DEBUG:urllib3.connectionpool:http://abc.xx.yyy.fr/ "GET /conda/octantdev/linux-64/pygsl-2.3.0.1-py39h6f358a3_15.tar.bz2 HTTP/1.1" 200 1010495
Traceback (most recent call last):
  File "/builds/octantng/tox_workdir/py39-build/bin/conda-mambabuild", line 10, in <module>
    sys.exit(main())
  File "/builds/octantng/tox_workdir/py39-build/lib/python3.9/site-packages/boa/cli/mambabuild.py", line 239, in main
    call_conda_build(action, config)
  File "/builds/octantng/tox_workdir/py39-build/lib/python3.9/site-packages/boa/cli/mambabuild.py", line 211, in call_conda_build
    result = api.build(
  File "/builds/octantng/tox_workdir/py39-build/lib/python3.9/site-packages/conda_build/api.py", line 186, in build
    return build_tree(
  File "/builds/octantng/tox_workdir/py39-build/lib/python3.9/site-packages/conda_build/build.py", line 3088, in build_tree
    packages_from_this = build(metadata, stats,
  File "/builds/octantng/tox_workdir/py39-build/lib/python3.9/site-packages/conda_build/build.py", line 2051, in build
    output_metas = expand_outputs([(m, need_source_download, need_reparse_in_env)])
  File "/builds/octantng/tox_workdir/py39-build/lib/python3.9/site-packages/conda_build/render.py", line 788, in expand_outputs
    for (output_dict, m) in deepcopy(_m).get_output_metadata_set(permit_unsatisfiable_variants=False):
  File "/builds/octantng/tox_workdir/py39-build/lib/python3.9/site-packages/conda_build/metadata.py", line 2120, in get_output_metadata_set
    conda_packages = finalize_outputs_pass(ref_metadata, conda_packages, pass_no=0,
  File "/builds/octantng/tox_workdir/py39-build/lib/python3.9/site-packages/conda_build/metadata.py", line 781, in finalize_outputs_pass
    fm = finalize_metadata(om, parent_metadata=parent_metadata,
  File "/builds/octantng/tox_workdir/py39-build/lib/python3.9/site-packages/conda_build/render.py", line 546, in finalize_metadata
    build_unsat, host_unsat = add_upstream_pins(m,
  File "/builds/octantng/tox_workdir/py39-build/lib/python3.9/site-packages/conda_build/render.py", line 408, in add_upstream_pins
    host_deps, host_unsat, extra_run_specs_from_host = _read_upstream_pin_files(m, 'host',
  File "/builds/octantng/tox_workdir/py39-build/lib/python3.9/site-packages/conda_build/render.py", line 378, in _read_upstream_pin_files
    extra_run_specs = get_upstream_pins(m, actions, env)
  File "/builds/octantng/tox_workdir/py39-build/lib/python3.9/site-packages/conda_build/render.py", line 364, in get_upstream_pins
    loc, dist = execute_download_actions(m, actions, env=env, package_subset=pkg)[pkg]
  File "/builds/octantng/tox_workdir/py39-build/lib/python3.9/site-packages/conda_build/render.py", line 331, in execute_download_actions
    _loc = os.path.join(pkg_dir, index[pkg].fn)
KeyError: Dist(channel='http://abc.xx.yyy.fr/conda/octantdev', dist_name='pygsl-2.3.0.1-py39h6f358a3_15', name='pygsl', fmt='.tar.bz2', version='2.3.0.1', build_string='py39h6f358a3_15', build_number=15, base_url=None, platform=None)
struktured commented 2 years ago

I've also run into this with

Also am using the -c argument when building.

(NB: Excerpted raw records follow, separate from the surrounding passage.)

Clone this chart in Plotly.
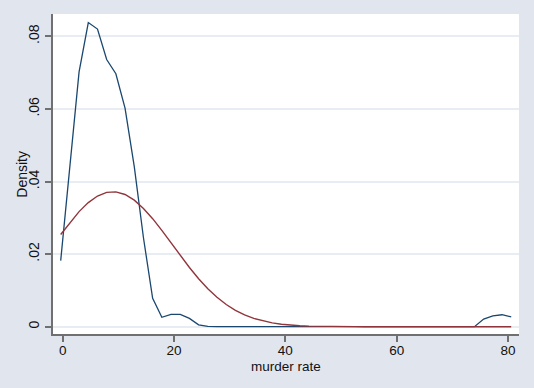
import plotly.graph_objects as go

# evaluation grid (murder rate)
murder_rate = [-0.36, 1.29, 2.94, 4.60, 6.25, 7.90, 9.55, 11.20, 12.86, 14.51,
               16.16, 17.81, 19.46, 21.12, 22.77, 24.42, 26.07, 27.72, 29.38, 31.03,
               32.68, 34.33, 35.98, 37.64, 39.29, 40.94, 42.59, 44.24, 45.90, 47.55,
               49.20, 50.85, 52.50, 54.16, 55.81, 57.46, 59.11, 60.76, 62.42, 64.07,
               65.72, 67.37, 69.02, 70.68, 72.33, 73.98, 75.63, 77.28, 78.93, 80.58]

kernel_density = [0.0182, 0.0450, 0.0702, 0.0838, 0.0820, 0.0736, 0.0697, 0.0602, 0.0441, 0.0245,
                  0.0078, 0.0026, 0.0034, 0.0034, 0.0023, 0.0005, 0.0001, 0.0, 0.0, 0.0,
                  0.0, 0.0, 0.0, 0.0, 0.0, 0.0, 0.0, 0.0, 0.0, 0.0,
                  0.0, 0.0, 0.0, 0.0, 0.0, 0.0, 0.0, 0.0, 0.0, 0.0,
                  0.0, 0.0, 0.0, 0.0, 0.0, 0.0, 0.0021, 0.0030, 0.0033, 0.0027]

normal_density = [0.02541, 0.02872, 0.03171, 0.03419, 0.03600, 0.03700, 0.03715, 0.03643, 0.03486, 0.03259,
                  0.02976, 0.02654, 0.02311, 0.01963, 0.01630, 0.01322, 0.01047, 0.00810, 0.00611, 0.00450,
                  0.00324, 0.00228, 0.00157, 0.00105, 0.00069, 0.00044, 0.00027, 0.00017, 0.00010, 0.00006,
                  0.00003, 0.00002, 0.00001, 0.0, 0.0, 0.0, 0.0, 0.0, 0.0, 0.0,
                  0.0, 0.0, 0.0, 0.0, 0.0, 0.0, 0.0, 0.0, 0.0, 0.0]

x_ticks = [0, 20, 40, 60, 80]
y_ticks = [0, 0.02, 0.04, 0.06, 0.08]
y_tick_labels = ["0", ".02", ".04", ".06", ".08"]
x_title = "murder rate"
y_title = "Density"

fig = go.Figure()
fig.add_trace(go.Scatter(x=murder_rate, y=kernel_density, mode="lines",
                         line=dict(color="#1a476f", width=1.3), showlegend=False))
fig.add_trace(go.Scatter(x=murder_rate, y=normal_density, mode="lines",
                         line=dict(color="#90353b", width=1.4), showlegend=False))

font = "Liberation Sans, Arial, Helvetica, sans-serif"
fig.update_layout(
    width=534, height=388,
    margin=dict(l=53, r=15, t=14, b=54, autoexpand=False),
    paper_bgcolor="#e1e5ee",
    plot_bgcolor="#ffffff",
    font=dict(family=font, size=14, color="#111111"),
    showlegend=False,
)
fig.update_xaxes(
    range=[-1.743, 81.98], tickvals=x_ticks, ticktext=[str(v) for v in x_ticks],
    showgrid=False, zeroline=False,
    showline=True, linecolor="#707070", linewidth=2,
    ticks="outside", ticklen=6, tickwidth=2, tickcolor="#707070",
    ticklabelstandoff=-3, tickfont=dict(size=13.5),
    automargin=False,
)
fig.update_yaxes(
    range=[-0.00201, 0.08615], tickvals=y_ticks, ticktext=y_tick_labels, tickangle=-90,
    showgrid=True, gridcolor="#e8ecf3", gridwidth=1.5, zeroline=False,
    showline=True, linecolor="#707070", linewidth=2,
    ticks="outside", ticklen=6, tickwidth=2, tickcolor="#707070",
    automargin=False,
)
fig.add_annotation(text=x_title, xref="paper", yref="paper", x=0.5, y=-0.1,
                   xanchor="center", yanchor="middle", showarrow=False,
                   font=dict(family=font, size=13.5, color="#111111"))
fig.add_annotation(text=y_title, xref="paper", yref="paper", x=-0.0672, y=0.5,
                   xanchor="center", yanchor="middle", textangle=-90, showarrow=False,
                   font=dict(family=font, size=14, color="#111111"))

fig.write_html("out.html", config={"displayModeBar": False},
               post_script="document.body.style.margin='0px';document.body.style.padding='0px';")
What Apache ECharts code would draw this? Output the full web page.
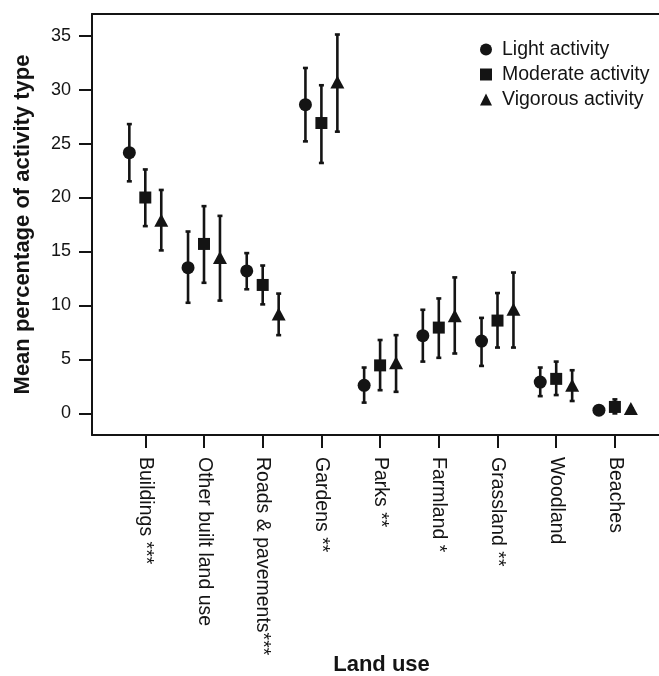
<!DOCTYPE html>
<html>
<head>
<meta charset="utf-8">
<script src="https://cdn.jsdelivr.net/npm/echarts@6/dist/echarts.min.js"></script>
<style>
html,body{margin:0;padding:0;background:#fff;}
#main{width:659px;height:676px;}
</style>
</head>
<body>
<div id="main"></div>
<script>
const categories = ['Buildings ***', 'Other built land use', 'Roads & pavements***', 'Gardens **', 'Parks **', 'Farmland *', 'Grassland **', 'Woodland', 'Beaches'];
const seriesNames = ['Light activity', 'Moderate activity', 'Vigorous activity'];
const lightMean = [24.15, 13.5, 13.2, 28.6, 2.6, 7.2, 6.7, 2.9, 0.3];
const lightLow  = [21.5, 10.25, 11.5, 25.2, 1.0, 4.8, 4.4, 1.6, 0.3];
const lightHigh = [26.8, 16.85, 14.85, 32.0, 4.25, 9.6, 8.85, 4.25, 0.3];
const modMean = [20.0, 15.7, 11.9, 26.9, 4.45, 7.95, 8.6, 3.2, 0.6];
const modLow  = [17.35, 12.1, 10.1, 23.2, 2.15, 5.15, 6.1, 1.7, 0.0];
const modHigh = [22.6, 19.2, 13.7, 30.4, 6.8, 10.65, 11.15, 4.8, 1.3];
const vigMean = [17.9, 14.45, 9.2, 30.7, 4.7, 9.05, 9.65, 2.6, 0.45];
const vigLow  = [15.1, 10.45, 7.25, 26.1, 2.0, 5.55, 6.1, 1.15, 0.45];
const vigHigh = [20.7, 18.3, 11.1, 35.1, 7.25, 12.6, 13.05, 4.0, 0.45];
const yTicks = [0, 5, 10, 15, 20, 25, 30, 35];

const FONT = "'Liberation Sans', Arial, sans-serif";
const INK = '#141414';
const offsets = [-0.272, 0, 0.272];
const symbols = ['circle', 'rect', 'triangle'];
const symbolSizes = [13, 12, [14, 13]];
const means = [lightMean, modMean, vigMean];
const lows = [lightLow, modLow, vigLow];
const highs = [lightHigh, modHigh, vigHigh];

const gridLeft = 92, gridRight = 0, chartW = 659;
const pxPerCat = 58.7, firstCatPx = 145.3;
const xMin = 1 - (firstCatPx - gridLeft) / pxPerCat;
const xMax = xMin + (chartW - gridLeft - gridRight) / pxPerCat;
const catPositions = categories.map((c, i) => i + 1);

const series = [];
seriesNames.forEach((name, s) => {
  series.push({
    type: 'custom',
    name: name + ' err',
    silent: true,
    z: 2,
    data: categories.map((c, i) => [i + 1 + offsets[s], lows[s][i], highs[s][i]]),
    renderItem: function (params, api) {
      const x = api.value(0);
      const lo = api.coord([x, api.value(1)]);
      const hi = api.coord([x, api.value(2)]);
      const cap = 2.5;
      const style = { stroke: INK, lineWidth: 2.6 };
      return {
        type: 'group',
        children: [
          { type: 'line', shape: { x1: lo[0], y1: lo[1], x2: hi[0], y2: hi[1] }, style: style },
          { type: 'line', shape: { x1: lo[0] - cap, y1: lo[1], x2: lo[0] + cap, y2: lo[1] }, style: style },
          { type: 'line', shape: { x1: hi[0] - cap, y1: hi[1], x2: hi[0] + cap, y2: hi[1] }, style: style }
        ]
      };
    }
  });
});
seriesNames.forEach((name, s) => {
  series.push({
    type: 'scatter',
    name: name,
    z: 3,
    symbol: symbols[s],
    symbolSize: symbolSizes[s],
    itemStyle: { color: INK, opacity: 1 },
    data: categories.map((c, i) => [i + 1 + offsets[s], means[s][i]])
  });
});

const chart = echarts.init(document.getElementById('main'), null, { renderer: 'canvas' });
chart.setOption({
  backgroundColor: '#fff',
  animation: false,
  textStyle: { fontFamily: FONT, color: INK },
  grid: { left: gridLeft, right: gridRight, top: 14, bottom: 241, show: false, containLabel: false, outerBoundsMode: 'none' },
  legend: {
    data: seriesNames.map((n, s) => ({ name: n, icon: symbols[s] })),
    orient: 'vertical',
    left: 475,
    top: 34.5,
    itemWidth: 12,
    itemHeight: 12,
    itemGap: 5,
    textStyle: { fontFamily: FONT, fontSize: 19.5, lineHeight: 20, color: INK, padding: [0, 0, 0, 5] },
    itemStyle: { color: INK, opacity: 1 }
  },
  xAxis: [{
    type: 'value',
    min: xMin,
    max: xMax,
    name: 'Land use',
    nameLocation: 'middle',
    nameGap: 219,
    nameMoveOverlap: false,
    nameTextStyle: { fontFamily: FONT, fontSize: 22, fontWeight: 'bold', color: INK, padding: [0, 0, 0, 12] },
    axisLine: { show: true, onZero: false, lineStyle: { color: INK, width: 2 } },
    axisTick: { show: true, customValues: catPositions, length: 13, lineStyle: { color: INK, width: 2 } },
    axisLabel: {
      customValues: catPositions,
      rotate: -90,
      margin: 22,
      fontFamily: FONT,
      fontSize: 19.5,
      color: INK,
      formatter: function (v) { return categories[Math.round(v) - 1] || ''; }
    },
    splitLine: { show: false }
  }, {
    type: 'value',
    position: 'top',
    min: xMin,
    max: xMax,
    axisLine: { show: true, onZero: false, lineStyle: { color: INK, width: 2 } },
    axisTick: { show: false },
    axisLabel: { show: false },
    splitLine: { show: false }
  }],
  yAxis: {
    type: 'value',
    min: -2,
    max: 37,
    name: 'Mean percentage of activity type',
    nameLocation: 'middle',
    nameGap: 58,
    nameMoveOverlap: false,
    nameTextStyle: { fontFamily: FONT, fontSize: 22, fontWeight: 'bold', color: INK },
    axisLine: { show: true, onZero: false, lineStyle: { color: INK, width: 2 } },
    axisTick: { show: true, customValues: yTicks, length: 13, lineStyle: { color: INK, width: 2 } },
    axisLabel: { customValues: yTicks, margin: 21, fontFamily: FONT, fontSize: 18, color: INK },
    splitLine: { show: false }
  },
  series: series
});
</script>
</body>
</html>
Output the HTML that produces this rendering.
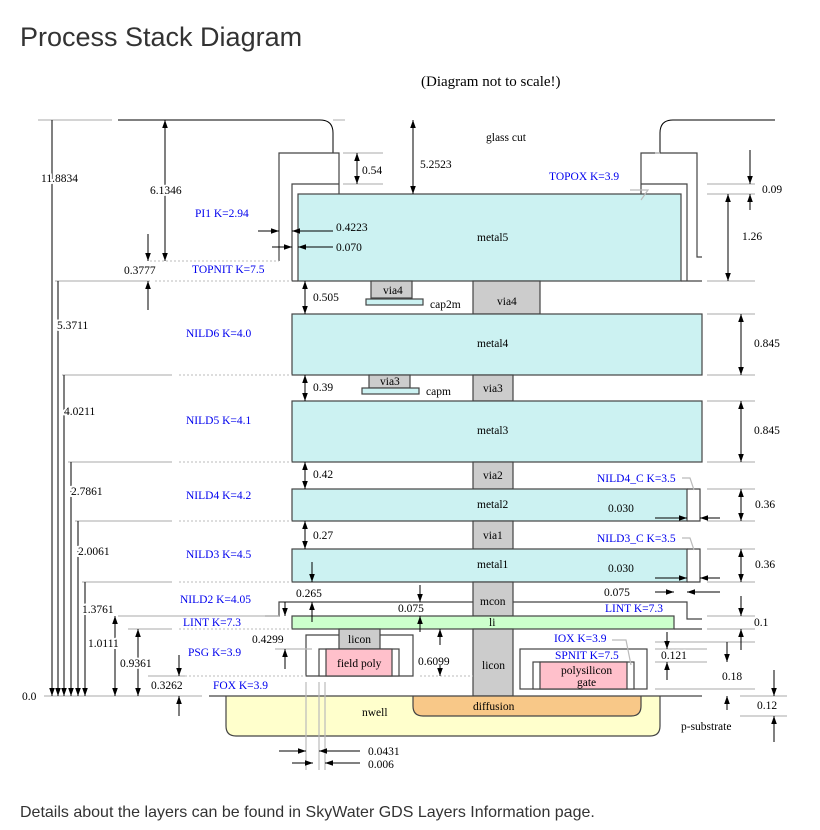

conda build does not exhibit the problem, just conda mambabuild.

bryango commented 1 year ago

I also encounter never ending KeyError: Dist(channel=..., ...). I am using a custom channel mirror. The error disappears when I temporarily remove the custom channel url:

diff a/.condarc b/.condarc
-custom_channels:
-  conda-forge: https://mirrors.tuna.tsinghua.edu.cn/anaconda/cloud

The custom channel works fine for mamba install. The error only appears in conda mambabuild.